Oh the. Graph looks like the intercept was 3

Answer 13

lol, mathing it up actually helps ;)

Answer 14

Now if I found the volume after rotating it around the x axis, do I set it up as\[\pi \int\limits_{0}^{?}\]

Answer 15

with 2sqrt2 at the top

Answer 16

you want the area of circles; of which the radius of each is determined by the function

Answer 17

\[\int_{0}^{2\sqrt{2}}\int_{0}^{8-x^2}2\pi r\ dr\ dx\]

Answer 18

Why are there 2 integration signs

Answer 19

because that is one way to work it; do the inside; then the outside :)

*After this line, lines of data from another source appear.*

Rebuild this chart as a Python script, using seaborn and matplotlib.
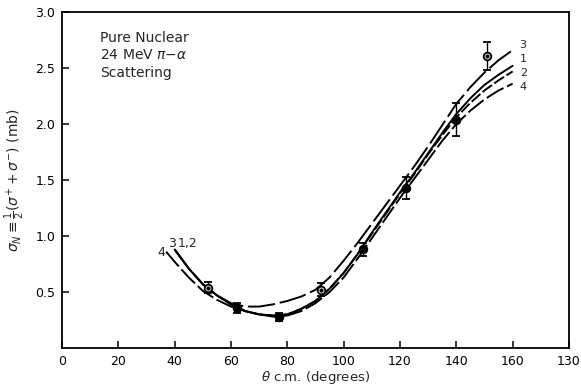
import matplotlib
matplotlib.use("Agg")
import matplotlib.pyplot as plt
import seaborn as sns
import pandas as pd

# measured points (theta c.m., sigma_N, error)
theta_pts = [52, 62, 77, 92, 107, 122, 140, 151]
sigma_pts = [0.54, 0.36, 0.28, 0.52, 0.88, 1.43, 2.04, 2.61]
sigma_err = [0.05, 0.045, 0.035, 0.06, 0.06, 0.095, 0.15, 0.125]
open_pts = [True, False, False, True, False, False, False, True]

# fitted curves
theta_c = [40, 45, 50, 55, 60, 65, 70, 75, 80, 85, 90, 95, 100, 105, 110,
           115, 120, 125, 130, 135, 140, 145, 150, 155, 160]
curve1 = [0.88, 0.71, 0.57, 0.47, 0.39, 0.33, 0.30, 0.29, 0.30, 0.35, 0.42, 0.53, 0.67,
          0.84, 1.03, 1.21, 1.39, 1.56, 1.74, 1.92, 2.09, 2.23, 2.35, 2.44, 2.52]
curve2 = [0.88, 0.71, 0.57, 0.47, 0.39, 0.33, 0.30, 0.29, 0.30, 0.35, 0.42, 0.53, 0.67,
          0.84, 1.02, 1.20, 1.38, 1.55, 1.73, 1.90, 2.06, 2.19, 2.30, 2.39, 2.47]
curve3 = [0.88, 0.71, 0.57, 0.47, 0.40, 0.37, 0.37, 0.39, 0.42, 0.46, 0.52, 0.63, 0.78,
          0.94, 1.11, 1.28, 1.45, 1.62, 1.80, 1.99, 2.18, 2.33, 2.46, 2.57, 2.66]
theta_c4 = [37, 40, 45, 50, 55, 60, 65, 70, 75, 80, 85, 90, 95, 100, 105, 110,
            115, 120, 125, 130, 135, 140, 145, 150, 155, 160]
curve4 = [0.86, 0.77, 0.63, 0.51, 0.43, 0.37, 0.33, 0.30, 0.28, 0.29, 0.33, 0.40, 0.50, 0.63,
          0.80, 0.98, 1.16, 1.34, 1.51, 1.68, 1.85, 2.00, 2.12, 2.22, 2.30, 2.36]

xticks = [0, 20, 40, 60, 80, 100, 120, 140, 160, 180]
xtick_labels = ["0", "20", "40", "60", "80", "100", "120", "140", "160", "130"]
yticks = [0.5, 1.0, 1.5, 2.0, 2.5, 3.0]
ytick_labels = ["0.5", "1.0", "1.5", "2.0", "2.5", "3.0"]

sns.set_style("ticks")
plt.rcParams["font.family"] = ["DejaVu Sans"]

fig = plt.figure(figsize=(5.81, 3.89), dpi=100)
ax = fig.add_axes([0.1067, 0.1054, 0.8726, 0.8636])

styles = {"1": "", "2": (6, 1.5), "3": (14, 2.5), "4": (10, 2)}
for name, xs, ys in [("1", theta_c, curve1), ("2", theta_c, curve2),
                     ("3", theta_c, curve3), ("4", theta_c4, curve4)]:
    df = pd.DataFrame({"theta": xs, "sigma": ys})
    sns.lineplot(data=df, x="theta", y="sigma", ax=ax, color="black", lw=1.4)
    if styles[name]:
        ax.lines[-1].set_dashes(styles[name])

for x, y, e, o in zip(theta_pts, sigma_pts, sigma_err, open_pts):
    ax.errorbar(x, y, yerr=e, fmt="o", ms=5.5, color="black", mfc="white" if o else "black",
                mew=1.3, capsize=3, elinewidth=1, capthick=1, zorder=5)
    if o:
        ax.plot(x, y, "o", ms=2, color="black", zorder=6)

# curve labels
for txt, x, y in [("3", 162.5, 2.71), ("1", 162.5, 2.58), ("2", 162.5, 2.46), ("4", 162.5, 2.33)]:
    ax.text(x, y, txt, fontsize=8, va="center", ha="left")
ax.text(37.5, 0.93, "3", fontsize=9, va="center", ha="left")
ax.text(41.0, 0.93, "1,2", fontsize=9, va="center", ha="left")
ax.text(34.0, 0.85, "4", fontsize=9, va="center", ha="left")

ax.text(13.5, 2.83, "Pure Nuclear\n24 MeV $\\pi$$-$$\\alpha$\nScattering", fontsize=10,
        va="top", ha="left", linespacing=1.3)

ax.set_xlim(0, 180)
ax.set_ylim(0, 3.0)
ax.set_xticks(xticks)
ax.set_xticklabels(xtick_labels)
ax.set_yticks(yticks)
ax.set_yticklabels(ytick_labels)
ax.tick_params(direction="in", length=5, width=1.1, labelsize=9, colors="black", pad=5)
for sp in ax.spines.values():
    sp.set_visible(True)
    sp.set_linewidth(1.3)
    sp.set_color("black")

ax.set_xlabel(r"$\theta$ c.m. (degrees)", fontsize=9.5, labelpad=1)
ax.set_ylabel(r"$\sigma_N \equiv \frac{1}{2}(\sigma^{+} + \sigma^{-})$ (mb)", fontsize=10, labelpad=6)

fig.savefig("out.png", dpi=100)
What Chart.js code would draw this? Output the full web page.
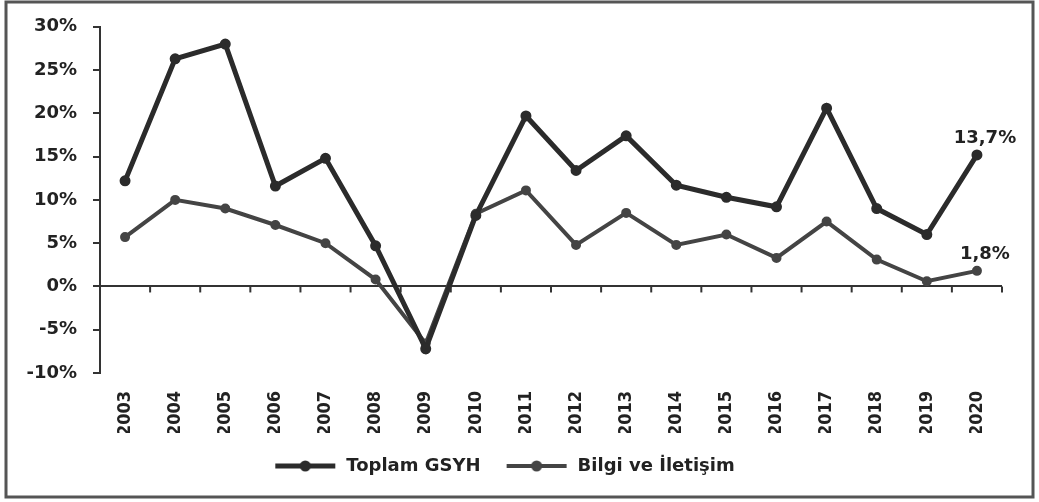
<!DOCTYPE html>
<html>
<head>
<meta charset="utf-8">
<style>
  html, body { margin: 0; padding: 0; background: #fff; }
  #wrap { width: 1039px; height: 502px; position: relative; }
</style>
<script src="https://cdn.jsdelivr.net/npm/chart.js@4"></script>
</head>
<body>
<div id="wrap"><canvas id="chart" width="1039" height="502"></canvas></div>
<script>
const years = ["2003", "2004", "2005", "2006", "2007", "2008", "2009", "2010", "2011",
  "2012", "2013", "2014", "2015", "2016", "2017", "2018", "2019", "2020"];
// dark line (legend: Toplam GSYH)
const toplamGsyh = [12.2, 26.3, 28.0, 11.6, 14.8, 4.7, -7.2, 8.2, 19.7,
  13.4, 17.4, 11.7, 10.3, 9.2, 20.6, 9.0, 6.0, 15.2];
// grey line (legend: Bilgi ve İletişim)
const bilgiIletisim = [5.7, 10.0, 9.0, 7.1, 5.0, 0.8, -6.6, 8.4, 11.1,
  4.8, 8.5, 4.8, 6.0, 3.3, 7.5, 3.1, 0.6, 1.8];
const endLabels = ["13,7%", "1,8%"];
const yTicks = { min: -10, max: 30, step: 5 };

const FONT = "'DejaVu Sans', 'Open Sans', sans-serif";

// legend sample: line with a dot in the middle
function legendIcon(color, w) {
  const c = document.createElement("canvas");
  c.width = 64; c.height = 14;
  const g = c.getContext("2d");
  g.strokeStyle = color; g.lineWidth = w;
  g.beginPath(); g.moveTo(2, 7); g.lineTo(62, 7); g.stroke();
  g.fillStyle = color;
  g.beginPath(); g.arc(32, 7, 5.5, 0, Math.PI * 2); g.fill();
  return c;
}

const framePlugin = {
  id: "frame",
  beforeDraw(chart) {
    const g = chart.ctx;
    g.save();
    g.fillStyle = "#fff";
    g.fillRect(0, 0, chart.width, chart.height);
    g.strokeStyle = "#555";
    g.lineWidth = 3;
    g.strokeRect(6, 2, 1027, 495);
    g.restore();
  }
};

const zeroTicksPlugin = {
  id: "zeroTicks",
  afterDatasetsDraw(chart) {
    const x = chart.scales.x, y = chart.scales.y;
    const y0 = y.getPixelForValue(0);
    const step = x.getPixelForValue(1) - x.getPixelForValue(0);
    const g = chart.ctx;
    g.save();
    g.strokeStyle = "#333";
    g.lineWidth = 2;
    for (let i = 0; i < years.length; i++) {
      const px = x.getPixelForValue(i) + step / 2;
      g.beginPath(); g.moveTo(px, y0); g.lineTo(px, y0 + 6); g.stroke();
    }
    // end value labels
    g.fillStyle = "#222";
    g.font = "bold 18px " + FONT;
    g.textAlign = "center";
    g.textBaseline = "bottom";
    chart.data.datasets.forEach((ds, i) => {
      const pt = chart.getDatasetMeta(i).data[years.length - 1];
      g.fillText(endLabels[i], pt.x + 8, pt.y - 8);
    });
    g.restore();
  }
};

new Chart(document.getElementById("chart"), {
  type: "line",
  data: {
    labels: years,
    datasets: [
      {
        label: "Toplam GSYH",
        data: toplamGsyh,
        borderColor: "#2b2b2b",
        backgroundColor: "#2b2b2b",
        borderWidth: 5,
        pointRadius: 3,
        tension: 0
      },
      {
        label: "Bilgi ve İletişim",
        data: bilgiIletisim,
        borderColor: "#444",
        backgroundColor: "#444",
        borderWidth: 4,
        pointRadius: 3,
        tension: 0
      }
    ]
  },
  options: {
    responsive: false,
    animation: false,
    layout: { padding: { left: 6, right: 37, top: 25, bottom: 17 } },
    plugins: {
      tooltip: { enabled: false },
      legend: {
        position: "bottom",
        labels: {
          usePointStyle: true,
          pointStyleWidth: 64,
          color: "#222",
          font: { family: FONT, size: 18, weight: "bold" },
          padding: 24,
          generateLabels(chart) {
            return chart.data.datasets.map((ds, i) => ({
              text: ds.label,
              pointStyle: legendIcon(ds.borderColor, i === 0 ? 5 : 4),
              fontColor: "#222",
              datasetIndex: i,
              hidden: false,
              lineWidth: 0,
              strokeStyle: "transparent",
              fillStyle: "transparent"
            }));
          }
        }
      }
    },
    scales: {
      x: {
        offset: true,
        afterFit: s => { s.height = 60; },
        grid: { display: false },
        border: { display: false },
        ticks: {
          minRotation: 90,
          maxRotation: 90,
          padding: 10,
          color: "#222",
          font: { family: "'DejaVu Sans Condensed', 'DejaVu Sans', sans-serif", size: 18, weight: "bold" }
        }
      },
      y: {
        min: yTicks.min,
        max: yTicks.max,
        afterFit: s => { s.width = 94; },
        border: { display: true, color: "#333", width: 2 },
        grid: {
          drawOnChartArea: true,
          color: ctx => (ctx.tick && ctx.tick.value === 0 ? "#333" : "transparent"),
          lineWidth: 2,
          tickColor: "#333",
          tickLength: 7
        },
        ticks: {
          stepSize: yTicks.step,
          padding: 16,
          color: "#222",
          font: { family: FONT, size: 18, weight: "bold" },
          callback: v => v + "%"
        }
      }
    }
  },
  plugins: [framePlugin, zeroTicksPlugin]
});
</script>
</body>
</html>
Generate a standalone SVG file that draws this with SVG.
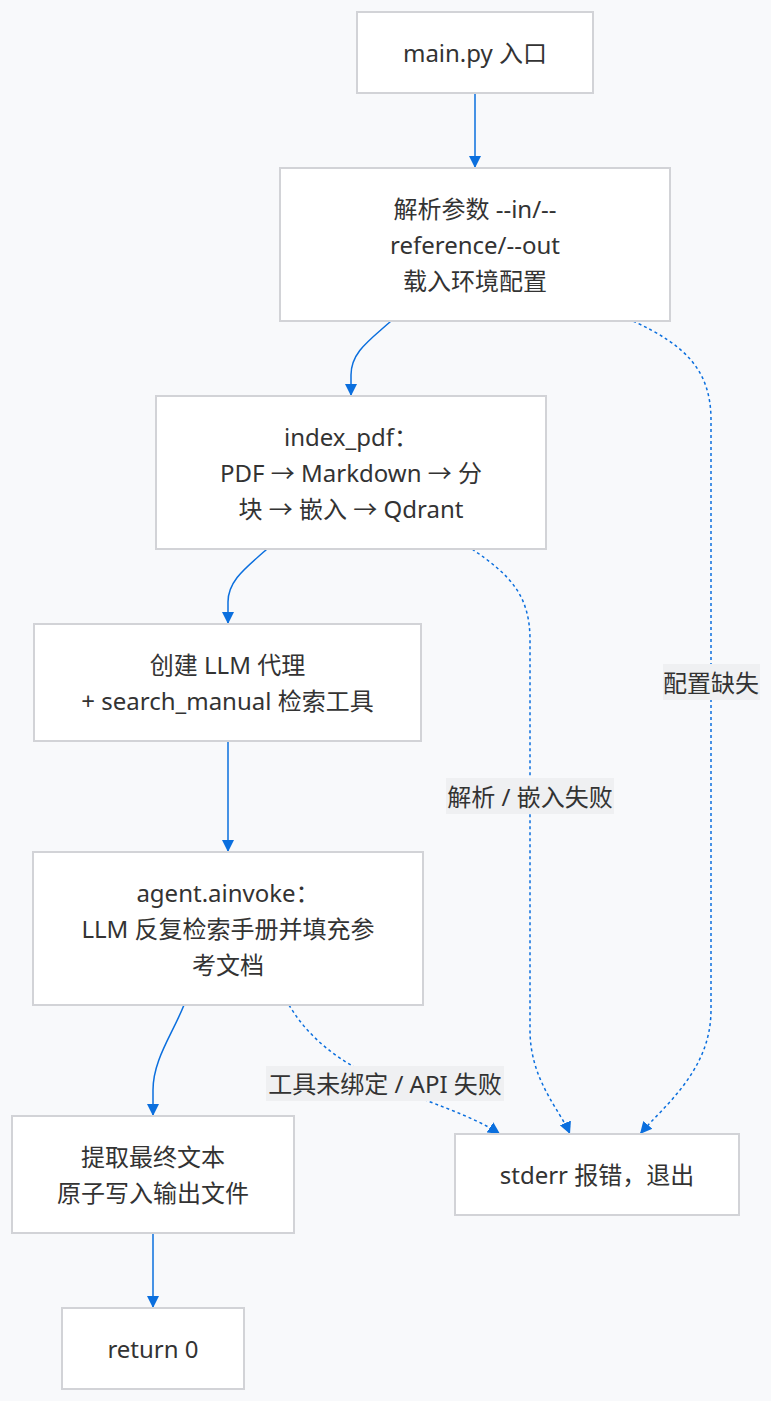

go ahead; whats:\[\int_{0}^{8-x^2}2\pi r\ dr\]

Answer 20

That's where I'm lost its a parabola

Answer 21

it is the length of the line from y=0 to y=f(x); the f(x) is defined by the quadratic equation

Answer 22

your adding up all the points between 0 and 8-x^2

Answer 23

Alright let me try this

Answer 24

\[\left(\int_{0}^{2\sqrt{2}}\left[\int_{0}^{8-x^2}2\pi r\ dr\right]dx\right)= \int_{0}^{2\sqrt{2}}\left( \pi (8-x^2)^2-\pi 0^2\right) dx\]
\[\int_{0}^{2\sqrt{2}}\pi (8-x^2)^2\ dx=\pi \int_{0}^{2\sqrt{2}}(84-16x^2+x^4)\ dx\]

Answer 25

the inside says; add up all the points along the way from 0 to f(x) in a circle

the outside says; do that again for every value of x between x=0 and x=2sqrt(2)

so what it ends up doing is adding all the points

Answer 26

I understood the equations except for the top left Hand one

Answer 27

the double integral?

Answer 28

Yeah

Answer 29

worry about your single variable baby calculus stuff at the moment then :) i was just trying to show you something a bit more expansive.

the volume formulas for spheres and circles and what nots come from calculus ...

Answer 30

the area of a circle is simply adding up all the circumferences from r=0 to r=r for instance

Answer 31

And on the curve your adding up every point there is

Answer 32

yep

Answer 33

lets simply use the already know area of a circle; indtead of trying to recreate it :)

pi r^2

\[\int_{0}^{2\sqrt{2}}\pi [f(x)]^2 dx\]